As Arizona State University students load up their backpacks, search for their classrooms and crack open new textbooks this fall, they’ll be joined by 71 students who may otherwise have had to stay home.
For the first time since the passage of Prop 300 in 2006, the university is offering in-state tuition for DACA-Dreamers, making the college experience and its lifelong opportunities more accessible to undocumented immigrants.
Previously, undocumented students were charged out-of-state tuition, which costs around three times as much as in-state. Given that many Dreamers struggle to pay even the $465 DACA application fee, this policy effectively barred undocumented students from attending college.
“As an undocumented student in high school, when graduation came, every aspiration and dream I had seemed unreachable,” said Belen Sisa. “Not because I wasn’t willing to put in the hard work, but because I couldn’t afford to pay out-of-state tuition in the state that I call home.”

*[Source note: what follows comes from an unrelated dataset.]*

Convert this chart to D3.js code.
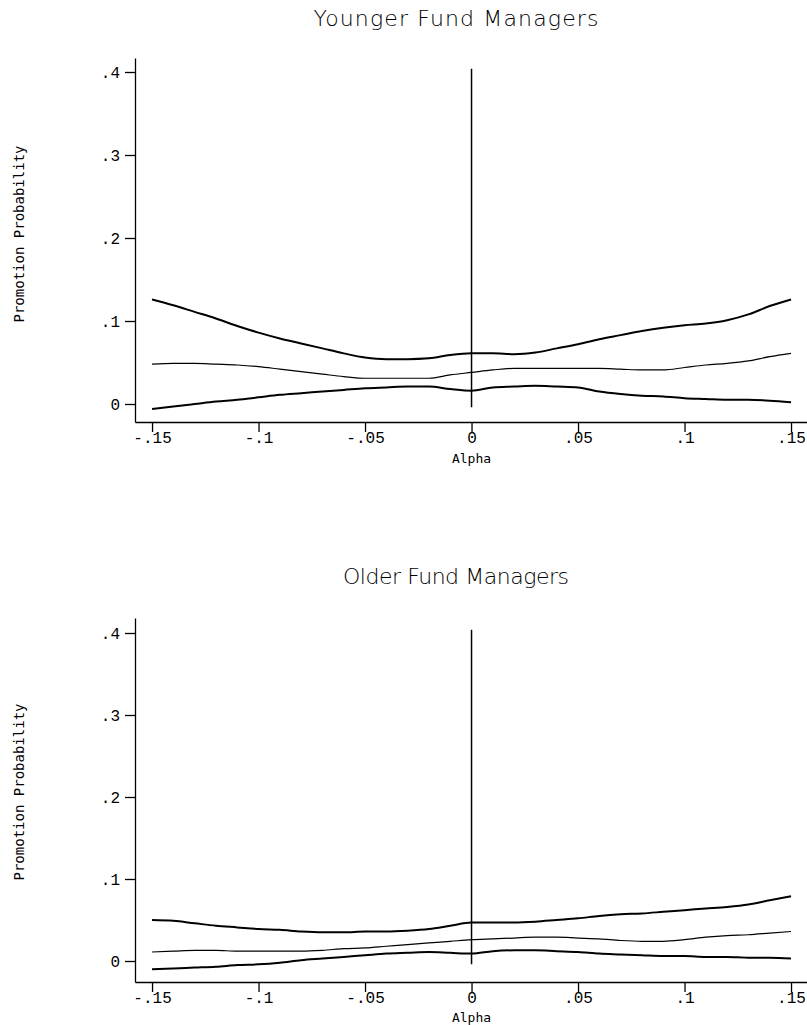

“Having been a Dreamer for more than 10 years and paying out-of-state tuition, having to fundraise to start my doctoral program at ASU, I am so happy that this day is happening.”
But after a long battle spearheaded by Dreamers, the Maricopa County Superior Court decided in May to allow immigrant students with DACA status to pay in-state tuition at the county’s 10 community colleges. The following day, the Arizona Board of Regents voted to grant in-state tuition to DACA-Dreamers at Arizona’s three public universities. Arizona DACA students still do not receive federal or state financial aid.
“As a Dreamer who was brought here by my parents at age 15, fleeing a potential dictatorship in Venezuela, having been a Dreamer for more than 10 years and paying out-of-state tuition, having to fundraise to start my doctoral program at ASU, I am so happy that this day is happening,” said German Cadenas at a rally in May.
It’s impossible to know how many more Dreamers enrolled at ASU as a result of the ruling. The university released a statement saying, “ASU’s first responsibility is to students from Arizona, but we also welcome qualified students from the world over, regardless of citizenship. Accordingly, we have not tracked documented status.”
ASU does track applications for in-state tuition, however, and said that for the fall semester, 71 students who self-identify as having DACA status have applied for in-state tuition using their Employment Authorization Card/Documents (EAD). The University of Arizona currently has 75 DACA-Dreamer applicants, while Northern Arizona University has three.
But these students are standing on uncertain ground.
In July, Arizona Attorney General Mark Brnovich appealed the ruling. Brnovich’s director of communications, Ryan Anderson, said Judge Arthur Anderson “took a great leap in logic” when he determined that DACA confers “legal presence” to undocumented immigrants that allows them to pay the same tuition as those with “legal status.”
Many Dreamers enrolled at state universities are concerned tuition rates could spike if Brnovich succeeds. But Dreamers and those who advocate for them are nothing if not optimistic.
“If they do appeal,” attorney Daniel Ortega said after the ruling, “I am so confident that the courts will uphold the decision.”